Many of these slides are based on live systems that run in the background, advancing at their own pace. The entire diagram reflows, maintaining the mathematical laws and relations that are represented. Often, I use periodic or pseudo-random motion to animate the source data. While it may just seem like a cool trick at first, I think it's actually the main feature. It changes every slide from one example into many different ones. It shows them one after the other, streaming into your brain at 60 frames per second. It maximizes the use of visual bandwidth, yet cause and effect can still be read directly from any freeze frame.

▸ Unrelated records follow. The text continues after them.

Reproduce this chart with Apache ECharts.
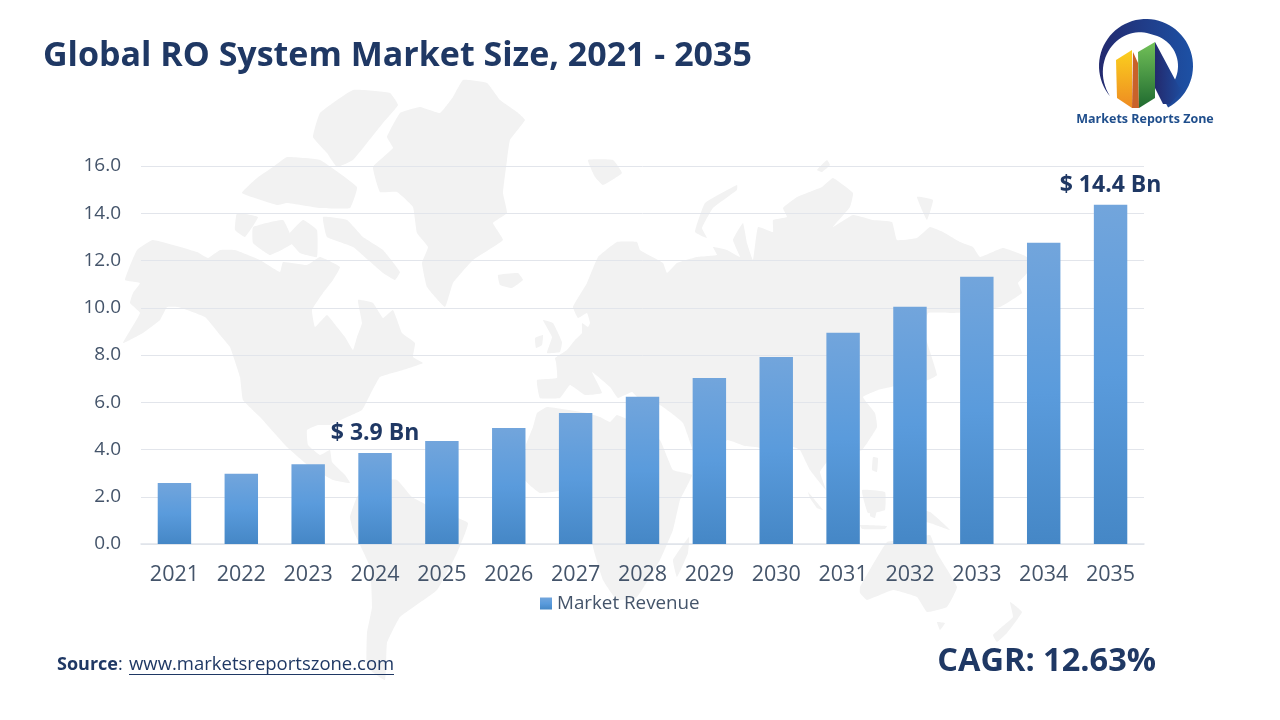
<!doctype html>
<html>
<head>
<meta charset="UTF-8">
<title>Global RO System Market Size, 2021 - 2035</title>
<style>
  html, body { margin: 0; padding: 0; background: #fff; }
  #main { width: 1280px; height: 720px; }
</style>
</head>
<body>
<div id="main"></div>
<script src="https://cdn.jsdelivr.net/npm/echarts@6/dist/echarts.min.js"></script>
<script>
var years = ['2021','2022','2023','2024','2025','2026','2027','2028','2029','2030','2031','2032','2033','2034','2035'];
var revenue = [2.58,2.97,3.38,3.85,4.36,4.91,5.55,6.23,7.03,7.92,8.94,10.04,11.31,12.75,14.36];
var calloutYears = { '2024': '$ 3.9 Bn', '2035': '$ 14.4 Bn' };
var seriesName = 'Market Revenue';

var navy = '#1f3864';
var axisText = '#44546a';
var font = '"Open Sans", "Noto Sans", sans-serif';

// faint world map behind the plot, traced roughly
var landShapes = [
  // north america
  [[125,280],[137,250],[153,240],[197,252],[208,258],[220,250],[235,250],[260,260],[280,272],[283,262],[307,265],[320,257],[340,267],[333,280],[323,293],[312,310],[315,327],[327,315],[337,327],[345,337],[353,350],[357,337],[362,323],[358,300],[373,303],[383,318],[393,310],[402,333],[415,343],[413,357],[423,363],[403,370],[380,377],[370,395],[362,410],[345,418],[330,425],[318,425],[307,430],[308,445],[320,455],[330,450],[332,462],[345,475],[350,483],[333,480],[310,467],[287,447],[260,417],[243,400],[240,377],[230,347],[220,335],[205,317],[178,307],[167,307],[160,320],[143,333],[123,343],[140,313],[130,303],[133,293],[140,283]],
  // south america
  [[350,517],[357,497],[373,480],[397,480],[412,497],[437,510],[468,523],[457,553],[437,590],[400,617],[387,643],[385,680],[367,667],[367,633],[372,607],[370,567],[353,530]],
  // greenland
  [[463,80],[487,83],[500,100],[517,112],[525,120],[510,140],[507,160],[503,193],[507,213],[493,223],[503,240],[473,260],[453,283],[445,307],[427,287],[422,263],[428,247],[417,233],[413,207],[397,192],[380,192],[373,167],[393,148],[387,137],[400,113],[420,107],[440,113],[453,97]],
  // canadian arctic
  [[320,113],[353,90],[390,93],[398,105],[383,123],[367,143],[353,160],[337,167],[327,153],[313,137]],
  [[287,157],[320,160],[357,187],[350,208],[320,208],[287,203],[277,205],[242,193],[257,178],[273,167]],
  [[237,213],[258,217],[245,237],[235,230]],
  [[253,227],[283,220],[293,243],[270,255],[253,243]],
  [[323,217],[347,220],[363,237],[383,250],[400,272],[395,280],[383,273],[353,247],[327,237]],
  [[303,220],[317,230],[317,257],[300,253],[287,237]],
  // iceland
  [[498,275],[518,273],[523,280],[512,288],[500,285]],
  // eurasia
  [[573,307],[587,283],[598,257],[617,242],[637,242],[640,250],[663,263],[667,273],[677,263],[697,257],[717,255],[713,247],[727,250],[740,257],[733,240],[743,223],[747,243],[753,260],[758,227],[773,232],[773,220],[787,217],[783,208],[797,197],[807,193],[822,187],[833,178],[853,193],[850,207],[833,227],[853,215],[873,220],[892,222],[897,240],[917,238],[930,227],[943,232],[960,242],[973,247],[980,257],[1003,248],[1027,257],[1027,273],[1018,283],[1022,293],[1000,307],[970,312],[953,313],[928,313],[925,335],[937,375],[928,380],[900,385],[878,390],[863,397],[875,413],[877,427],[862,450],[840,455],[827,462],[820,472],[826,490],[810,470],[800,450],[793,447],[775,470],[760,448],[745,446],[727,440],[715,465],[700,470],[683,423],[660,405],[640,400],[632,392],[618,398],[610,387],[592,372],[602,393],[585,395],[570,385],[560,398],[540,398],[537,380],[557,378],[556,362],[555,358],[567,350],[575,340],[582,333],[582,323],[588,327],[590,323],[587,313],[578,318]],
  // british isles
  [[543,320],[553,323],[562,342],[560,352],[547,353],[552,337]],
  [[535,338],[543,335],[542,345],[536,348]],
  // arctic russia and svalbard
  [[737,185],[737,190],[713,208],[702,228],[707,238],[695,232],[705,203]],
  [[588,160],[613,160],[622,173],[603,185],[595,177]],
  [[817,170],[827,160],[830,165],[822,172]],
  [[917,197],[933,200],[927,220]],
  // africa
  [[537,413],[547,407],[587,413],[600,417],[610,422],[617,415],[640,425],[660,440],[673,470],[692,475],[680,500],[673,530],[660,560],[637,597],[617,600],[603,580],[593,547],[590,510],[575,490],[540,493],[525,480],[526,445],[533,427]],
  // madagascar
  [[689,537],[688,553],[677,577],[673,560]],
  // south east asia
  [[808,492],[823,510],[817,508],[810,498]],
  [[862,490],[885,492],[885,510],[868,513]],
  [[860,525],[887,526],[885,529],[862,529]],
  [[871,506],[877,508],[875,518],[870,516]],
  [[873,457],[878,458],[877,472],[872,470]],
  [[896,505],[930,512],[950,530],[930,523],[900,515]],
  // australia
  [[860,593],[860,587],[887,542],[905,540],[930,535],[937,553],[957,587],[947,607],[927,612],[917,597],[893,590],[867,600]],
  [[937,622],[945,623],[940,630]],
  // new zealand
  [[1010,602],[1022,612],[1007,633],[997,642],[993,635],[1013,617]]
];

// logo crescent tapers to nothing at the lower left
function crescent() {
  var outer = [], inner = [], i, t, a, w;
  for (i = 0; i <= 60; i++) {
    t = i / 60;
    a = (62 - 282 * t) * Math.PI / 180;
    w = t < 0.5 ? 15 : 15 * (1 - t) * 2;
    outer.push([1146 + 47 * Math.cos(a), 66 + 47 * Math.sin(a)]);
    inner.unshift([1146 + (47 - w) * Math.cos(a), 66 + (47 - w) * Math.sin(a)]);
  }
  return outer.concat(inner);
}

function vgrad(c0, c1) {
  return new echarts.graphic.LinearGradient(0, 0, 0, 1, [
    { offset: 0, color: c0 }, { offset: 1, color: c1 }
  ]);
}
var logoBlue = new echarts.graphic.LinearGradient(0, 0, 1, 0, [
  { offset: 0, color: '#232a6e' }, { offset: 1, color: '#1d51a5' }
]);

var graphics = [];
landShapes.forEach(function (pts) {
  graphics.push({
    type: 'polygon', z: -10, silent: true,
    shape: { points: pts, smooth: 0.1 },
    style: { fill: '#f2f2f2' }
  });
});

// logo
graphics.push(
  { type: 'polygon', shape: { points: crescent() }, style: { fill: logoBlue } },
  { type: 'polygon', shape: { points: [[1155,42],[1179,87],[1186,86],[1170,104],[1163,104],[1155,88]] }, style: { fill: logoBlue } },
  { type: 'polygon', shape: { points: [[1116,60],[1132,50],[1132,108],[1117,98]] }, style: { fill: vgrad('#fbd01e', '#ee8b22') } },
  { type: 'polygon', shape: { points: [[1133,52],[1138,63],[1139,108],[1132,108]] }, style: { fill: '#c9622a' } },
  { type: 'polygon', shape: { points: [[1138,52],[1155,42],[1155,98],[1139,108]] }, style: { fill: vgrad('#72c158', '#1f6a30') } },
  { type: 'text', x: 1145, y: 119, style: { text: 'Markets Reports Zone', font: 'bold 12.5px ' + font, fill: '#1f4e8c', align: 'center', verticalAlign: 'middle' } }
);

// footer
graphics.push(
  { type: 'text', x: 57, y: 665, style: { text: '{b|Source}:', font: '18px ' + font, fill: navy, verticalAlign: 'middle', rich: { b: { font: 'bold 18px ' + font, fill: navy } } } },
  { type: 'text', x: 129, y: 665, style: { text: 'www.marketsreportszone.com', font: '18.5px ' + font, fill: navy, verticalAlign: 'middle' } },
  { type: 'line', shape: { x1: 129, y1: 674.5, x2: 394, y2: 674.5 }, style: { stroke: navy, lineWidth: 1 } },
  { type: 'text', x: 1156, y: 662, style: { text: 'CAGR: 12.63%', font: 'bold 32.5px ' + font, fill: navy, align: 'right', verticalAlign: 'middle' } }
);

var barData = years.map(function (y, i) {
  var item = { value: revenue[i] };
  if (calloutYears[y]) {
    item.label = {
      show: true, position: 'top', distance: 8,
      formatter: calloutYears[y],
      fontFamily: font, fontWeight: 'bold', fontSize: 23, color: navy
    };
  }
  return item;
});

var myChart = echarts.init(document.getElementById('main'));
var option = {
  animation: false,
  backgroundColor: '#fff',
  title: {
    text: 'Global RO System Market Size, 2021 - 2035',
    left: 38, top: 34,
    textStyle: { fontFamily: font, fontWeight: 'bold', fontSize: 34, color: navy }
  },
  grid: { left: 141, right: 136, top: 166, bottom: 176 },
  legend: {
    data: [seriesName],
    left: 535, top: 589, itemWidth: 12, itemHeight: 12, itemGap: 6,
    icon: 'rect',
    textStyle: { fontFamily: font, fontSize: 18.8, color: axisText }
  },
  xAxis: {
    type: 'category', data: years,
    axisTick: { show: false },
    axisLine: { lineStyle: { color: '#dfe3ea', width: 1.5 } },
    axisLabel: { fontFamily: font, fontSize: 21.5, color: axisText, margin: 20 }
  },
  yAxis: {
    type: 'value', min: 0, max: 16, interval: 2,
    axisLine: { show: false }, axisTick: { show: false },
    splitLine: { lineStyle: { color: '#e2e5eb', width: 1 } },
    axisLabel: {
      fontFamily: font, fontSize: 19, color: axisText, margin: 20,
      formatter: function (v) { return v.toFixed(1); }
    }
  },
  series: [{
    name: seriesName, type: 'bar', data: barData, barWidth: '50%',
    itemStyle: {
      color: new echarts.graphic.LinearGradient(0, 0, 0, 1, [
        { offset: 0, color: '#72a5dc' },
        { offset: 0.5, color: '#5a9bdc' },
        { offset: 1, color: '#4587c6' }
      ])
    }
  }],
  graphic: { elements: graphics }
};
myChart.setOption(option);
</script>
</body>
</html>
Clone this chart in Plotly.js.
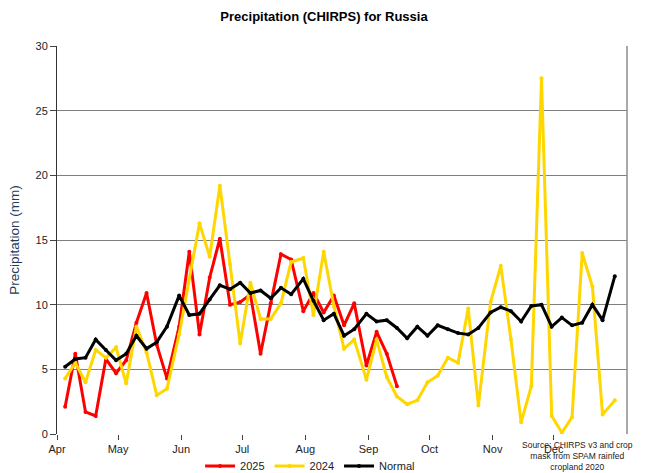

Additionally, looping creates a continuous reinforcement of the depicted mechanisms. In my experience, our intuition can absorb math this way through mere exposure, slowly internalizing models of abstract spaces, as well as the relations and algorithms that operate within. Even if we don't notice right away, it anchors our understanding for later when it's finally expressed formally and verbally.

That's the theory anyway: put the murder weapon on the mantelpiece in the opening scene, and work your way towards revealing it. Only the weapon could be complex exponentials, and the mantelpiece the real number line. I'm not an education specialist or neuroscientist, though I did devour David Marr's seminal work on the human visual system. I just know that whenever I manage to pour a complicated concept into a concise and correct visual representation, it instantly begins to make more sense.

Bret Victor has talked about media as thinking tools, about needing a better way to examine and build dynamical systems, a new medium for thinking the unthinkable. In that context, MathBox is an attempt at viewing the unviewable. To borrow a term, it's qualiscopic. It's about creating graphical representations that obey certain laws, and in doing so, making abstract things tangible. It encourages you to smoothly explore the space of all possible diagrams, and find paths that are meaningful.

By carefully crafting living dioramas of space and time this way, we can honestly say: nothing will appear, change or disappear without explanation.